Monday, May. 02, 1960

Symbol of Pride

After a welcoming flourish on its gleam ing, 40-in. herald trumpets, the Army band swung smartly into Waltz of the Flowers, and the two old soldiers in mufti stepped out to review their honor guard. Both were out of step with the music, but neither seemed to notice. The niceties of military precision were a remote problem last week to President Dwight Eisenhower and his guest. President Charles de Gaulle. The man of France was making his first visit to the U.S. in 15 years, not as a soldier but as a statesman, not as a pleader but as a person of power. His tall, awkward angularity was a symbol of his own and his country's pride: the re-emergent spirit of France.
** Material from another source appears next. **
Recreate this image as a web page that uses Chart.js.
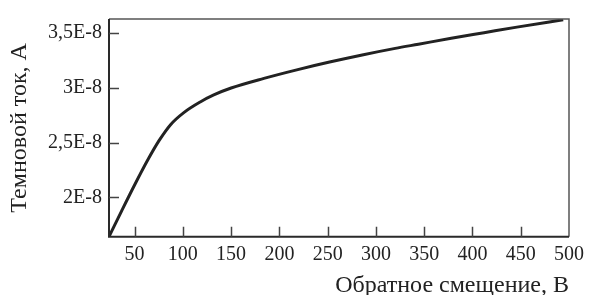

Politely, De Gaulle joined in the full panoply of ceremony, listened with evident pleasure while his comrade in arms from World War II welcomed him at Washington's International Airport "in be half of the American people." But given his own turn at the microphone, the visitor was quick to remind his audience that there was a summit meeting coming. "A grave international debate is going to take place in three weeks," said he. "Before joining this debate it is necessary for me to consult with the President of the U.S. -- this dear, illustrious man on whom so much of the survival of the free world depends." De Gaulle seemed almost relieved when the welcome was over, when he was safely in the presidential limousine, rolling smoothly past the kids with their Easter outfits and their box Brownies, past the fluttering Tricolors--and on to Blair House under a sun as bright as the Cote d'Azur.

Later that afternoon, after he made his U.S. arrival official by placing a wreath on the tomb of Arlington's unknown servicemen. General de Gaulle drove down Pennsylvania Avenue to his first official White House conference. When he came out 75 minutes later, his long, solemn face intimidated even Washington's hard-case press corps. Here was the Western statesman who had last had contact with Khrushchev, the man who was to play host to next month's summit conference--and the newsmen were almost mute. Surely De Gaulle had reported to Ike on his conversations with Khrushchev, on his belief that worthwhile concessions can be wrung from the Soviet leader at the summit--but no one could think of a question. "Why didn't you ask him?'' a discouraged U.S. newsman snapped at a visiting Frenchman. "He does not talk," answered the Frenchman with a shrug.

But next day, in a carefully prepared, televised press conference, De Gaulle did talk. Calmly, clearly, he spelled out his stand on a variety of summit subjects--just as he had done in Ottawa only a few days before. Items:

EAST-WEST RELATIONS: "If we make some progress in this matter, the atmosphere can change, at least a little. Solutions to problems that look impossible today may become possible."

BERLIN: "I see no possible solution [at the summit].''

DISARMAMENT: "A detente can only come with disarmament. It should focus on the reciprocal control of missiles and strategic aircraft and the ships that carry nuclear arms." (Notably omitted: any support for the U.S.-British hope of a nuclear test-ban agreement.)

KHRUSHCHEV: "He is a great personality. He has been marked by his struggles. He has seen that the problems of the world are not as simple as one thinks when one looks at them from only one point of view. He is aware of problems and people, and he is well informed.''

FOREIGN AID: The world's "fundamental and great problem'' is "to bring two billion men out of poverty and in the direction of economic progress.'' and the best way to get on with the job is a joint East-West cooperative program (a program that has no U.S. support).

The U.S. showed no signs of being disturbed at the obviously minor clashes on policy. Rather, the whole Washington program seemed aimed at convincing De Gaulle that the U.S. takes him at his full worth--perhaps in hopes that differences will thaw once he is so reassured. The official kid-glove treatment ranged from the right food at state dinners (simple meals, no sauce on the steaks) to carefully planned walking requirements (since he is too vain to wear his thick glasses a moment more than necessary, De Gaulle's every step in strange territory is a source of trouble).

At week's end, De Gaulle and Ike clattered up to Gettysburg in an Army helicopter for a brief visit to the Eisenhower farm and a trip to the adjoining national monument that is a shrine to professional soldiers the world over: the Gettysburg battlefield. From Gettysburg they flew to Camp David for further talk. Just how much progress was made toward ironing out what minor differences still divide the U.S. and France will probably not come clear until President de Gaulle himself plays host to the summit session in Paris.